CONCEPT

Composite index¶

A composite index (a.k.a. multi-column index, compound index) is a single database index whose key is a tuple of two or more columns in a specified order. In InnoDB it's a B+tree keyed on (col_A, col_B, col_C, …) where the ordering inside the tree is lexicographic — first by col_A, then within each col_A value by col_B, and so on.

CREATE INDEX fullnames ON employees(last_name, first_name);

A composite index is what lets the database engine efficiently answer queries that filter on multiple columns jointly — e.g. WHERE last_name = 'Puppo' AND first_name = 'Kendra'.

The phone-book-inside-a-phone-book mental model¶

The PlanetScale post frames this vividly:

You can imagine this as a phone book placed inside another. First, you look up the last name Puppo, leading you to the second catalog for all the people named Kendra, organized alphabetically by first names, which you can use to find Kendra quickly.

—

The index physically sorts rows by last_name first; within each last_name group, rows are sorted by first_name. A point lookup for ('Puppo', 'Kendra') is a single B+tree descent.

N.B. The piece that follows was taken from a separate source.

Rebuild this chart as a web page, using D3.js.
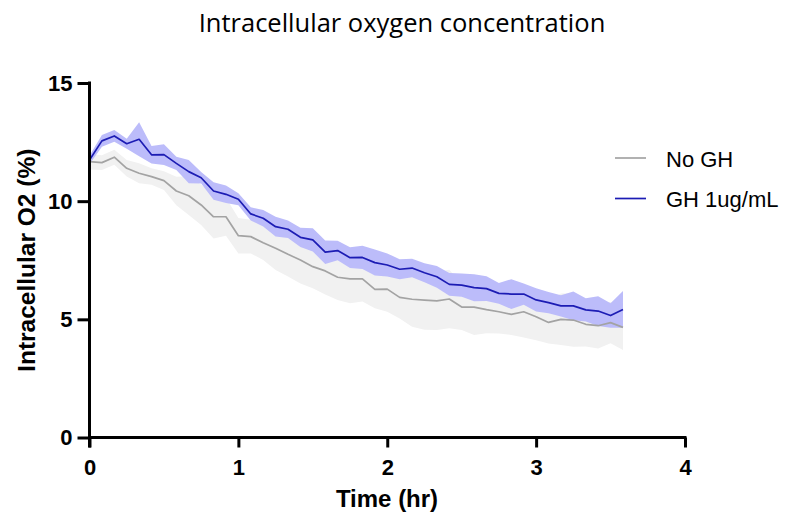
<!DOCTYPE html>
<html>
<head>
<meta charset="utf-8">
<script src="https://cdn.jsdelivr.net/npm/d3@7"></script>
<style>
  html, body { margin: 0; padding: 0; background: #ffffff; }
  svg { display: block; }
</style>
</head>
<body>
<svg id="chart" width="796" height="523"></svg>
<script>
// Sampling times (minutes after start)
const timeMin = [0, 5, 10, 15, 20, 25, 30, 35, 40, 45, 50, 55, 60, 65, 70, 75, 80, 85, 90, 95,
  100, 105, 110, 115, 120, 125, 130, 135, 140, 145, 150, 155, 160, 165, 170, 175, 180, 185,
  190, 195, 200, 205, 210, 215];

// No GH: mean and SEM of intracellular O2 (%)
const noGhMean = [11.67, 11.63, 11.86, 11.39, 11.18, 11.04, 10.87, 10.43, 10.23, 9.84, 9.34, 9.34,
  8.54, 8.50, 8.24, 8.01, 7.75, 7.51, 7.23, 7.05, 6.78, 6.71, 6.71, 6.27, 6.28, 5.93, 5.85, 5.81,
  5.78, 5.86, 5.52, 5.52, 5.41, 5.32, 5.21, 5.32, 5.11, 4.87, 5.00, 4.97, 4.79, 4.73, 4.86, 4.66];
const noGhSem = [0.33, 0.31, 0.32, 0.35, 0.42, 0.35, 0.40, 0.60, 0.82, 0.85, 0.92, 0.80,
  0.75, 0.71, 0.73, 0.92, 0.94, 0.99, 0.92, 1.00, 0.96, 1.03, 0.96, 0.80, 0.96, 0.89, 1.16, 1.25,
  1.23, 1.24, 0.97, 1.18, 1.00, 0.92, 0.87, 1.09, 0.99, 0.89, 1.09, 1.13, 0.94, 0.96, 0.87, 0.96];

// GH 1ug/mL: mean and SEM of intracellular O2 (%)
const ghMean = [11.74, 12.55, 12.76, 12.43, 12.62, 11.96, 11.97, 11.60, 11.25, 10.99, 10.43, 10.29,
  10.08, 9.46, 9.28, 8.92, 8.81, 8.47, 8.36, 7.84, 7.91, 7.61, 7.62, 7.40, 7.30, 7.12, 7.17, 6.97,
  6.80, 6.48, 6.45, 6.34, 6.30, 6.10, 6.07, 6.07, 5.82, 5.71, 5.57, 5.57, 5.40, 5.35, 5.16, 5.42];
const ghSem = [0.18, 0.25, 0.25, 0.21, 0.72, 0.37, 0.44, 0.28, 0.49, 0.24, 0.37, 0.37,
  0.25, 0.28, 0.35, 0.42, 0.37, 0.41, 0.49, 0.50, 0.41, 0.44, 0.49, 0.55, 0.49, 0.42, 0.39, 0.40,
  0.46, 0.48, 0.49, 0.57, 0.52, 0.44, 0.63, 0.45, 0.49, 0.45, 0.45, 0.61, 0.49, 0.63, 0.52, 0.78];

const xTicks = [0, 1, 2, 3, 4];
const yTicks = [0, 5, 10, 15];
const seriesNames = ["No GH", "GH 1ug/mL"];

const series = [
  { name: seriesNames[0], mean: noGhMean, sem: noGhSem, line: "#a3a3a3", band: "#f1f1f1" },
  { name: seriesNames[1], mean: ghMean, sem: ghSem, line: "#1c1cb4", band: "#bcbcfa" }
];

const svg = d3.select("#chart");
const x = d3.scaleLinear().domain([0, 4]).range([89.5, 685]);
const y = d3.scaleLinear().domain([0, 15]).range([437.5, 83]);

const rows = s => timeMin.map((m, i) => ({ t: m / 60, v: s.mean[i], e: s.sem[i] }));

// error bands (mean ± SEM)
const area = d3.area()
  .x(d => x(d.t))
  .y0(d => y(d.v - d.e))
  .y1(d => y(d.v + d.e));
series.forEach(s => {
  svg.append("path").datum(rows(s))
    .attr("d", area)
    .attr("fill", s.band);
});

// mean lines
const line = d3.line().x(d => x(d.t)).y(d => y(d.v));
series.forEach(s => {
  svg.append("path").datum(rows(s))
    .attr("d", line)
    .attr("fill", "none")
    .attr("stroke", s.line)
    .attr("stroke-width", 1.7)
    .attr("stroke-linejoin", "round");
});

// axes
const tickFont = "bold 22px 'Liberation Sans', Arial, sans-serif";
const xAxis = svg.append("g")
  .attr("transform", `translate(0,${y(0)})`)
  .call(d3.axisBottom(x).tickValues(xTicks).tickFormat(d3.format("d")).tickSize(10).tickSizeOuter(0).tickPadding(12));
const yAxis = svg.append("g")
  .attr("transform", `translate(${x(0)},0)`)
  .call(d3.axisLeft(y).tickValues(yTicks).tickFormat(d3.format("d")).tickSize(12).tickSizeOuter(0).tickPadding(5));

[xAxis, yAxis].forEach(g => {
  g.select(".domain").attr("stroke", "#000").attr("stroke-width", 3);
  g.selectAll(".tick line").attr("stroke", "#000").attr("stroke-width", 3);
  g.selectAll(".tick text").style("font", tickFont).attr("fill", "#000");
});
yAxis.select(".domain").attr("d", `M0,${y(15) - 1.5}V${y(0) + 10}`);
xAxis.select(".domain").attr("d", `M${x(0) - 1.5},0H${x(4) + 1.5}`);

// title and axis titles
svg.append("text")
  .attr("x", 402).attr("y", 32)
  .attr("text-anchor", "middle")
  .style("font", "25.5px 'Open Sans', Arial, sans-serif")
  .attr("fill", "#000")
  .text("Intracellular oxygen concentration");

svg.append("text")
  .attr("x", 387).attr("y", 507)
  .attr("text-anchor", "middle")
  .style("font", "bold 24px 'Liberation Sans', Arial, sans-serif")
  .text("Time (hr)");

svg.append("text")
  .attr("transform", `translate(35,${(y(0) + y(15)) / 2}) rotate(-90)`)
  .attr("text-anchor", "middle")
  .style("font", "bold 24.5px 'Liberation Sans', Arial, sans-serif")
  .text("Intracellular O2 (%)");

// legend
const legend = svg.append("g");
series.forEach((s, i) => {
  const ly = 158 + i * 40.5;
  legend.append("line")
    .attr("x1", 615).attr("x2", 646)
    .attr("y1", ly).attr("y2", ly)
    .attr("stroke", s.line).attr("stroke-width", 1.7);
  legend.append("text")
    .attr("x", 666).attr("y", ly + 8.5)
    .style("font", "22px 'Liberation Sans', Arial, sans-serif")
    .text(s.name);
});
</script>
</body>
</html>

Why two separate indexes don't work¶

The naïve alternative to a composite index is two single-column indexes, one on each filter column. The post is explicit this usually underperforms a composite index for AND-predicates:

If you create two separate indexes in this way, MySQL knows how to find all employees named Puppo. It also knows how to find all employees named Kendra. However, it doesn't know how to find people named Kendra Puppo.

Two separate indexes force MySQL into one of three options:

Use one index, filter the rest. Walk the last_name index to find all Puppos, then post-filter each match for first_name = 'Kendra'. Wastes I/O on every non-Kendra Puppo.
Use Index Merge (see type: index_merge) — walk both indexes, intersect the primary-key sets. Works but has coordination overhead and typically loses to a dedicated composite index.
Ignore both indexes — do a full table scan if the planner decides that's cheaper than either above.

The post calls this out: "MySQL may decide not to use multiple indexes; even if it does, in many scenarios, they won't serve the purpose as well as a dedicated index."

The leftmost-prefix rule¶

A composite index on (A, B, C) can serve queries that filter on:

A alone
A AND B
A AND B AND C

But it cannot serve queries that filter on:

B alone (missing leading column)
C alone
B AND C (missing leading column)

This is the leftmost-prefix rule — the index can be used only if the query's equality predicates cover a contiguous prefix of the index columns starting from the first. The phone-book analogy makes the rule obvious: you can't find "Kendra" in a book sorted primarily by last name without scanning every last-name section.

Verifying usage via EXPLAIN¶

The canonical verification is EXPLAIN's key_len column:

key_len ≈ length of all indexed columns → full composite index is in use.
key_len ≈ length of leading column only → only the prefix is in use (the trailing predicates aren't binding the index).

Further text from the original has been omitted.